For Mair there could be something deeper going on with the idea of a uniform for new mums. “Being part of a community is super important for all of us and especially for new mums who might feel isolated,” she says. Maternal loneliness is real, even for those fortunate enough to have free local groups and nearby parents or friends, so wearing something akin to a football strip – showing up in the stripes of your new team – could be a sartorial bid to find solace and company.

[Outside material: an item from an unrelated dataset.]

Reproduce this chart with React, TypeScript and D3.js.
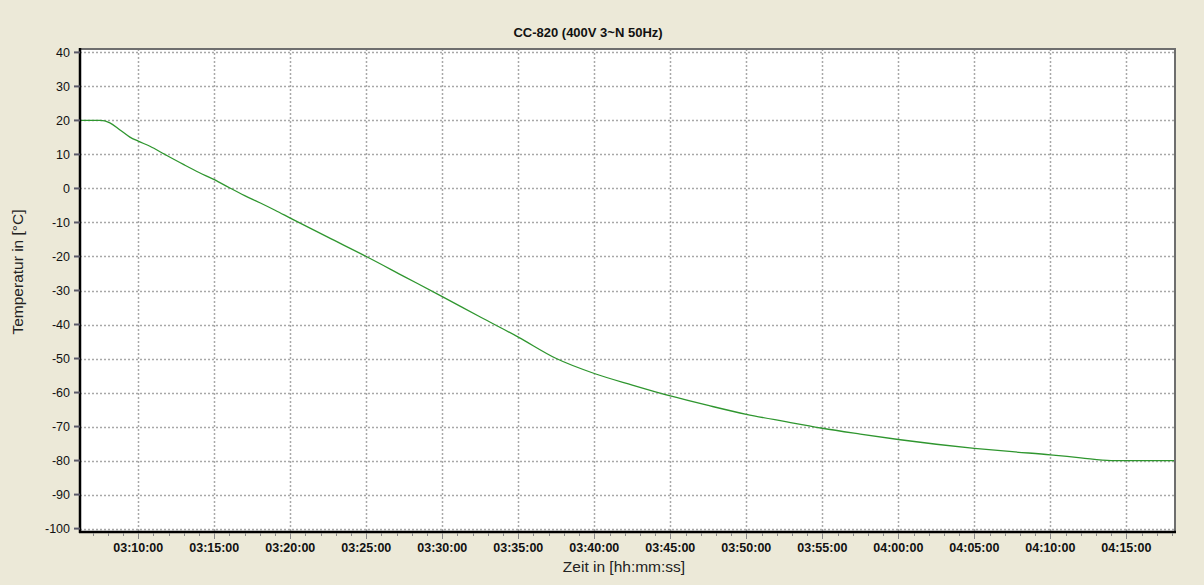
import { useEffect, useRef } from "react";
import * as d3 from "d3";

const chartTitle = "CC-820 (400V 3~N 50Hz)";
const xTitle = "Zeit in [hh:mm:ss]";
const yTitle = "Temperatur in [°C]";

// time stamps (hh:mm:ss) and temperature in °C
const times = [
	"03:06:14", "03:07:30", "03:08:08", "03:08:48", "03:09:27", "03:10:00",
	"03:10:46", "03:11:45", "03:13:00", "03:14:00", "03:15:00", "03:16:00",
	"03:17:00", "03:18:00", "03:19:00", "03:20:00", "03:22:30", "03:25:00",
	"03:27:30", "03:30:00", "03:32:30", "03:35:00", "03:37:30", "03:40:00",
	"03:42:30", "03:45:00", "03:47:30", "03:50:00", "03:52:30", "03:55:00",
	"03:57:30", "04:00:00", "04:02:30", "04:05:00", "04:07:30", "04:10:00",
	"04:12:00", "04:14:00", "04:18:12",
];
const temps = [
	20, 20, 19.3, 17.2, 15.1, 13.9,
	12.4, 10.0, 7.0, 4.7, 2.6, 0.2,
	-2.1, -4.2, -6.4, -8.7, -14.4, -20,
	-25.9, -31.8, -37.8, -43.7, -50, -54.4,
	-57.8, -61, -63.8, -66.4, -68.5, -70.5,
	-72.2, -73.8, -75.2, -76.4, -77.4, -78.3,
	-79.2, -80, -80,
];
const yTicks = [40, 30, 20, 10, 0, -10, -20, -30, -40, -50, -60, -70, -80, -90, -100];
const xStart = "03:06:14";
const xEnd = "04:18:12";

export default function App() {
	const svgRef = useRef<SVGSVGElement>(null);

	useEffect(() => {
		document.body.style.margin = "0";
		if (!svgRef.current) return;
		const svg = d3.select(svgRef.current);
		svg.selectAll("*").remove();

		const width = 1204;
		const height = 585;
		const box = { left: 80, right: 1175, top: 49, bottom: 532 };
		const font = "Arial, 'Liberation Sans', sans-serif";
		const parse = d3.timeParse("%H:%M:%S");
		const data = times.map((t, i) => ({ t: parse(t) as Date, v: temps[i] }));

		svg.attr("width", width).attr("height", height);
		svg.append("rect").attr("width", width).attr("height", height).attr("fill", "#ECE9D8");

		const x = d3
			.scaleTime()
			.domain([parse(xStart) as Date, parse(xEnd) as Date])
			.range([box.left + 1, box.right]);
		const y = d3.scaleLinear().domain([-101, 41]).range([box.bottom, box.top]);

		svg.append("rect")
			.attr("x", box.left)
			.attr("y", box.top)
			.attr("width", box.right - box.left)
			.attr("height", box.bottom - box.top)
			.attr("fill", "#ffffff");

		const majorX = x.ticks(d3.timeMinute.every(5) as d3.TimeInterval);
		const minorX = x.ticks(d3.timeMinute.every(1) as d3.TimeInterval);

		// grid
		const grid = svg.append("g")
			.attr("stroke", "#a8a8a8")
			.attr("stroke-dasharray", "2,2")
			.attr("stroke-width", 1.5);
		grid.selectAll(".hg")
			.data(yTicks)
			.enter()
			.append("line")
			.attr("x1", box.left)
			.attr("x2", box.right)
			.attr("y1", d => Math.round(y(d)) + 0.5)
			.attr("y2", d => Math.round(y(d)) + 0.5);
		grid.selectAll(".vg")
			.data(majorX)
			.enter()
			.append("line")
			.attr("x1", d => Math.round(x(d)) + 0.5)
			.attr("x2", d => Math.round(x(d)) + 0.5)
			.attr("y1", box.top)
			.attr("y2", box.bottom);

		// curve
		const line = d3.line<{ t: Date; v: number }>()
			.x(d => x(d.t))
			.y(d => y(d.v))
			.curve(d3.curveMonotoneX);
		svg.append("path")
			.datum(data)
			.attr("d", line)
			.attr("fill", "none")
			.attr("stroke", "#2f962f")
			.attr("stroke-width", 1.3);

		// frame
		svg.append("line").attr("x1", box.left).attr("x2", box.right + 1)
			.attr("y1", box.top).attr("y2", box.top)
			.attr("stroke", "#6e6e6e").attr("stroke-width", 2);
		svg.append("line").attr("x1", box.right).attr("x2", box.right)
			.attr("y1", box.top).attr("y2", box.bottom)
			.attr("stroke", "#6e6e6e").attr("stroke-width", 2);
		svg.append("line").attr("x1", box.left).attr("x2", box.left)
			.attr("y1", box.top - 1).attr("y2", box.bottom + 1)
			.attr("stroke", "#000").attr("stroke-width", 2.5);
		svg.append("line").attr("x1", box.left - 1).attr("x2", box.right + 1)
			.attr("y1", box.bottom).attr("y2", box.bottom)
			.attr("stroke", "#000").attr("stroke-width", 2.5);

		// y axis ticks + labels
		const yAxis = svg.append("g");
		yAxis.selectAll("line")
			.data(yTicks)
			.enter()
			.append("line")
			.attr("x1", box.left - 6)
			.attr("x2", box.left)
			.attr("y1", d => y(d))
			.attr("y2", d => y(d))
			.attr("stroke", "#5a5868")
			.attr("stroke-width", 2);
		yAxis.selectAll("text")
			.data(yTicks)
			.enter()
			.append("text")
			.attr("x", box.left - 10)
			.attr("y", d => y(d))
			.attr("dy", "0.36em")
			.attr("text-anchor", "end")
			.style("font-family", font)
			.style("font-size", "12.5px")
			.style("fill", "#111")
			.text(d => d);

		// x axis ticks + labels
		const xAxis = svg.append("g");
		xAxis.selectAll(".minor")
			.data(minorX)
			.enter()
			.append("line")
			.attr("x1", d => Math.round(x(d)) + 0.5)
			.attr("x2", d => Math.round(x(d)) + 0.5)
			.attr("y1", box.bottom + 1)
			.attr("y2", box.bottom + 4)
			.attr("stroke", "#8a8a8a");
		xAxis.selectAll(".major")
			.data(majorX)
			.enter()
			.append("line")
			.attr("x1", d => Math.round(x(d)) + 0.5)
			.attr("x2", d => Math.round(x(d)) + 0.5)
			.attr("y1", box.bottom + 1)
			.attr("y2", box.bottom + 7)
			.attr("stroke", "#8a8a8a");
		const fmt = d3.timeFormat("%H:%M:%S");
		xAxis.selectAll("text")
			.data(majorX)
			.enter()
			.append("text")
			.attr("x", d => x(d))
			.attr("y", box.bottom + 20)
			.attr("text-anchor", "middle")
			.style("font-family", font)
			.style("font-size", "12.5px")
			.style("font-weight", "bold")
			.style("fill", "#111")
			.text(d => fmt(d));

		// titles
		svg.append("text")
			.attr("x", 588)
			.attr("y", 37)
			.attr("text-anchor", "middle")
			.style("font-family", font)
			.style("font-size", "13px")
			.style("font-weight", "bold")
			.style("fill", "#111")
			.text(chartTitle);
		svg.append("text")
			.attr("x", 624)
			.attr("y", 572)
			.attr("text-anchor", "middle")
			.style("font-family", font)
			.style("font-size", "15.5px")
			.style("fill", "#222")
			.text(xTitle);
		svg.append("text")
			.attr("transform", "translate(23,272) rotate(-90)")
			.attr("text-anchor", "middle")
			.style("font-family", font)
			.style("font-size", "15.5px")
			.style("fill", "#222")
			.text(yTitle);
	}, []);

	return <svg ref={svgRef} style={{ display: "block" }} />;
}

Related: All hail Rihanna for turning a Super Bowl performance into the greatest pregnancy reveal yet | Morwenna Ferrier

A pair of iris-coloured overalls from Beyond Nine have been the garment I have reached for most in the first 16 months of my daughter’s life. Poppers allowed the waist to be cinched when the fit became too roomy; they are a decorative colour but in a silhouette that signals graft. I wonder whether there is something in wearing workwear-inspired garments at a time when women are taking a break from the workforce, temporarily shedding some of the identity that a job can lend. “Potentially,” says Mair. “Work plays a very important role in our identity, so being out of the workforce can make us feel less worthy.” Never more so than in a country where the working culture can feel unbending to the needs of new parents.

It is likely significant that dungarees are not worn for work of the pen-pushing kind. “They are associated with hard and dirty work,” Mair says. “The wearer might feel they can tackle any job when wearing them, and babies are messy, so this fashion seems like the perfect solution.”